Antifaschismus und Kulturrevolution

Seit einiger Zeit gibt es eine Debatte, ob man für den Antifaschismus nicht counter narratives braucht, die nicht nur argumentativ den Verstand ansprechen, sondern auch die Affekte. Neue Utopien und kollektive Entwürfe, deren Kraft uns positiv-begeisternd für etwas neues mitreißt.

Dafür wird derzeit der Surrealismus wieder interessant, der selbst ein antifaschistischer Entwurf war, eine neue politisierte Ästhetik, oder auch affekttheoretische Faschismustheorien, zum Beispiel Klaus Theweleit, Georges Bataille. Die Debatte ist wichtig, bleibt jedoch wie alle linken Debatten der letzten Jahre an zwei Punkten hängen, bleibt aber abstrakt:

1. Sie ist eine bloß publizistische Debatte darum, dass man solche utopischen Gegenerzählungen wieder einführen müsste und worauf man dabei achten müsste, ohne dass es einen wirklichen kollektiven Entwurf gibt.
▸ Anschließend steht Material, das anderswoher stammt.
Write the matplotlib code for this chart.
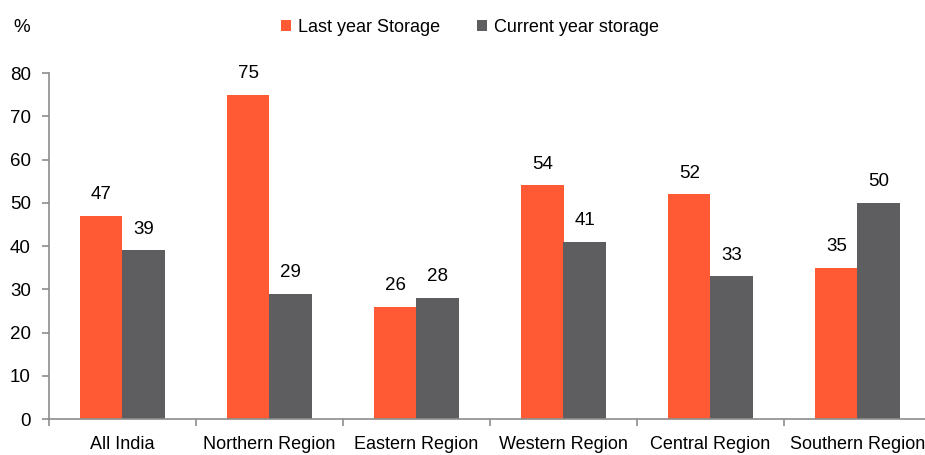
import matplotlib
matplotlib.use('Agg')
from matplotlib import pyplot as plt
import numpy as np

# data
regions = ['All India', 'Northern Region', 'Eastern Region',
           'Western Region', 'Central Region', 'Southern Region']
last_year = [47, 75, 26, 54, 52, 35]
current_year = [39, 29, 28, 41, 33, 50]

orange = '#FF5A33'
grey = '#5E5E60'
axis_grey = '#8C8C8C'

plt.rcParams['font.family'] = ['Liberation Sans', 'DejaVu Sans']
fs = 13

fig = plt.figure(figsize=(9.25, 4.55), dpi=100)
ax = fig.add_axes([49 / 925, 36 / 455, 882 / 925, 346 / 455])

x = np.arange(len(regions))
w = 0.286

b1 = ax.bar(x - w / 2, last_year, w, color=orange, label='Last year Storage')
b2 = ax.bar(x + w / 2, current_year, w, color=grey, label='Current year storage')

for bars, vals in ((b1, last_year), (b2, current_year)):
    for rect, v in zip(bars, vals):
        ax.annotate(str(v), (rect.get_x() + rect.get_width() / 2, v),
                    xytext=(0, 9), textcoords='offset points',
                    ha='center', va='bottom', fontsize=fs + 0.5)

ax.set_xlim(-0.5, len(regions) - 0.5)
ax.set_ylim(0, 80)
ax.set_yticks(range(0, 81, 10))
ax.tick_params(axis='y', labelsize=fs + 0.5, length=5, color=axis_grey, width=1.2, pad=8)

# category labels at centers, tick marks at the boundaries
ax.set_xticks(x)
ax.set_xticklabels(regions, fontsize=fs)
ax.set_xticks(np.arange(len(regions)) - 0.5, minor=True)
ax.tick_params(axis='x', which='major', length=0, pad=12)
ax.tick_params(axis='x', which='minor', length=5, color=axis_grey, width=1.2)

for s in ('top', 'right'):
    ax.spines[s].set_visible(False)
for s in ('left', 'bottom'):
    ax.spines[s].set_color(axis_grey)
    ax.spines[s].set_linewidth(1.2)

fig.text(22 / 925, 1 - 27 / 455, '%', fontsize=fs + 0.5, ha='center', va='center')
fig.legend(handles=[b1, b2], loc='center', bbox_to_anchor=(470 / 925, 1 - 27 / 455),
           ncol=2, frameon=False, fontsize=fs, handlelength=0.55, handleheight=0.55,
           handletextpad=0.4, columnspacing=2.0)

plt.savefig('out.png', dpi=100)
Es gibt vereinzelt diverse Projekte, diese wirklich zu entwickeln, aber diese bleiben eben nur Projekte. Sie ist nicht in der Lage, die Gegenerzählung durch praktische Gegenentwürfe, die man umsetzen könnte, zu konkretisieren: zum Beispiel wie aktuell eine Gegenöffentlichkeit oder eine Kommune (Alternative zur Familie) aussehen könnte.
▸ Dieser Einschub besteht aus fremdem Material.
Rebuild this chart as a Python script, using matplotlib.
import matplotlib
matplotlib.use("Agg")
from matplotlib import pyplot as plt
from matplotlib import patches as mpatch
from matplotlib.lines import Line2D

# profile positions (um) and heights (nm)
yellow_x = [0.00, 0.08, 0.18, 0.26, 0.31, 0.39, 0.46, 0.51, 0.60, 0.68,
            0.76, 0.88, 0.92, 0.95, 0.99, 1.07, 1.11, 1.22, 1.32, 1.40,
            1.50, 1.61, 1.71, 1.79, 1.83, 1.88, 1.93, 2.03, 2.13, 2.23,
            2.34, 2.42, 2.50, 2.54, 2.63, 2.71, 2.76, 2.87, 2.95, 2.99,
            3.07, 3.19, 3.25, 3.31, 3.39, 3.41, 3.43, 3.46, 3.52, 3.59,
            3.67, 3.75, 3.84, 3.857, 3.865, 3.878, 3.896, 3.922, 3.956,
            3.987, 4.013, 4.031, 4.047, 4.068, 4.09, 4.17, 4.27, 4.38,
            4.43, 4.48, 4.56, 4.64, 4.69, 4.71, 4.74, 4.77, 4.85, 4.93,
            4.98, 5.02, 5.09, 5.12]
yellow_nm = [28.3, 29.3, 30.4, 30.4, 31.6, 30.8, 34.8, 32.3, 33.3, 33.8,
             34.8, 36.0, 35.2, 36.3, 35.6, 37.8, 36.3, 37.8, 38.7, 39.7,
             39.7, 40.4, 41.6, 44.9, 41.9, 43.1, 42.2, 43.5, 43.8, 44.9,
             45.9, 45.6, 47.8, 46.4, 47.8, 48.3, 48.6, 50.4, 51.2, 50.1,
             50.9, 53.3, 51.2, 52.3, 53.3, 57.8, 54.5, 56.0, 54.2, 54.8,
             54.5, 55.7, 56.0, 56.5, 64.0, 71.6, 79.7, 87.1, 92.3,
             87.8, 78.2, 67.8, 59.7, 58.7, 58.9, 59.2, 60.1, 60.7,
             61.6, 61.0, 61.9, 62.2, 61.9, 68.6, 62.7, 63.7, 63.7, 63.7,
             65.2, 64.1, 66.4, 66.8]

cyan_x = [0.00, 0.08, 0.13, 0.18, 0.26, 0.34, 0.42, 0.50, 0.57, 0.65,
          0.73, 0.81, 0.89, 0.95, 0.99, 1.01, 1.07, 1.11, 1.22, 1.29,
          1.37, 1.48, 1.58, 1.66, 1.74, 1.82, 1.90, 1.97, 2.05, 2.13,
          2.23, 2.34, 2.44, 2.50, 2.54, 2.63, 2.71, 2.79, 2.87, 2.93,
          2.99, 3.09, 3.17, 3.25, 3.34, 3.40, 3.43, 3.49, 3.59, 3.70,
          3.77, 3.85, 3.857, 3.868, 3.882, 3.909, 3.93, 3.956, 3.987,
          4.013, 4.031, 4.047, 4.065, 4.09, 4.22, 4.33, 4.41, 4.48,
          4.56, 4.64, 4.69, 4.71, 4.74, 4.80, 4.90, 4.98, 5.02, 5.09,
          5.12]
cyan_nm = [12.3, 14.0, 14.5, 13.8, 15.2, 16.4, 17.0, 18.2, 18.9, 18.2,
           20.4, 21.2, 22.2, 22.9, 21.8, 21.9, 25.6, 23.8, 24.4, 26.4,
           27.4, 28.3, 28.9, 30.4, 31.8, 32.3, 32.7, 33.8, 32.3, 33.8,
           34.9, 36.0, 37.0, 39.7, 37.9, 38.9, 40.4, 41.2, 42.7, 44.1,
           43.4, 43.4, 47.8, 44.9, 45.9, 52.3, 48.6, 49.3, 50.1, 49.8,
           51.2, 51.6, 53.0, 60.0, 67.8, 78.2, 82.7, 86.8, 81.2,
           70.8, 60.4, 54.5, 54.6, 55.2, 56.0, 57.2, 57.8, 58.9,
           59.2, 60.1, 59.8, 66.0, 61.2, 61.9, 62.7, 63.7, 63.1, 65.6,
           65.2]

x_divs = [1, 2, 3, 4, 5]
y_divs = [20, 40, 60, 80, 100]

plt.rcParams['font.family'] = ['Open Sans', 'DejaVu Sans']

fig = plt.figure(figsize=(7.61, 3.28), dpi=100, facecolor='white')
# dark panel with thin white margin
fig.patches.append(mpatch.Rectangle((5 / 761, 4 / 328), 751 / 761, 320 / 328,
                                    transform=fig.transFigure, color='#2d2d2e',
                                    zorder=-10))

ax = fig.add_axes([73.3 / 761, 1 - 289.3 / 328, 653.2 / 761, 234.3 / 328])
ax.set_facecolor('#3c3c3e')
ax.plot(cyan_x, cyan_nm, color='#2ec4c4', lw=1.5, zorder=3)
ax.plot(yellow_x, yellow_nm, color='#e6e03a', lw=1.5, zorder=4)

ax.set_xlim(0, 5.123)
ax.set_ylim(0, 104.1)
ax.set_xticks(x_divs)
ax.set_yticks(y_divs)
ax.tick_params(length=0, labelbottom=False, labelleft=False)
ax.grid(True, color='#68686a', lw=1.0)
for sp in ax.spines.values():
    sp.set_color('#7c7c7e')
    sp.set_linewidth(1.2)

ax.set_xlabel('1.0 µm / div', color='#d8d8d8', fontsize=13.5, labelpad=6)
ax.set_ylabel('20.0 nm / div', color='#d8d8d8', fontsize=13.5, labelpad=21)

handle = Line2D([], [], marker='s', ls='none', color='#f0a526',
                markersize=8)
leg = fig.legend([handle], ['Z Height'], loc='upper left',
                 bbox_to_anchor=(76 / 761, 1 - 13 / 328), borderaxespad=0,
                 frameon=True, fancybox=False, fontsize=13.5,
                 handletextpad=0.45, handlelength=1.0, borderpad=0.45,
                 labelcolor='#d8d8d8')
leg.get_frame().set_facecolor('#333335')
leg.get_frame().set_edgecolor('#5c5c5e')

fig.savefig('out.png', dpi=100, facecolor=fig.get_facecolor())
2. Die in der Debatte vorgeschlagenen „ästhetischen“ Praktiken bleiben an der Oberfläche: Es werden Memes auf social media, Website- oder Flugblatt-Design, Graffiti, Aussehen von Demos diskutiert. Letztlich ist das aber nur eine politisch verwendete Kunst, ein politisches Design. Die surrealistische Diskussion geht tiefer: Es geht um die Aufhebung der Kunst ins Leben, also auch die Aufsprengung einer auf einen „ästhetischen“ Bereich begrenzten Ästhetik. Die surrealistische Kulturrevolution bezieht sich vielmehr auf die ästhetische Seite unserer Beziehungen, also die Sinnlichkeit, Sprache, die Erfahrung.
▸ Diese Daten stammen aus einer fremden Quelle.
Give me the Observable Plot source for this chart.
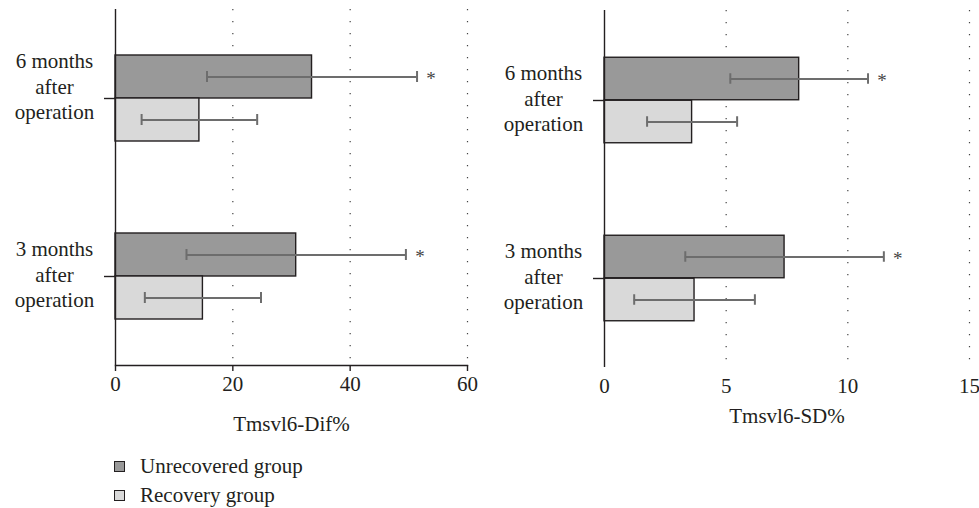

3. Die Debatte stellt sich unter Kulturrevolution bloß den Aufstand, den leidenschaftlichen Zusammenschluss der Mensch vor: Das Ereignis, in dem die Phantasie real wird, der Rausch der Revolte, das Fest. Aber wie geht es weiter, wenn der Aufstand vorbei ist? Kehrt dann alles zum Alten zurück? Das kann nicht die Lösung sein, und es ist auch keine praktikable Strategie gegen den Faschismus. Deshalb ist die Frage zu stellen, wie die Kulturrevolution in den realen Beziehungsweisen unseres Alltags (Gegenöffentlichkeit, Kommune) Einzug halten und auf Dauer gestellt werden kann.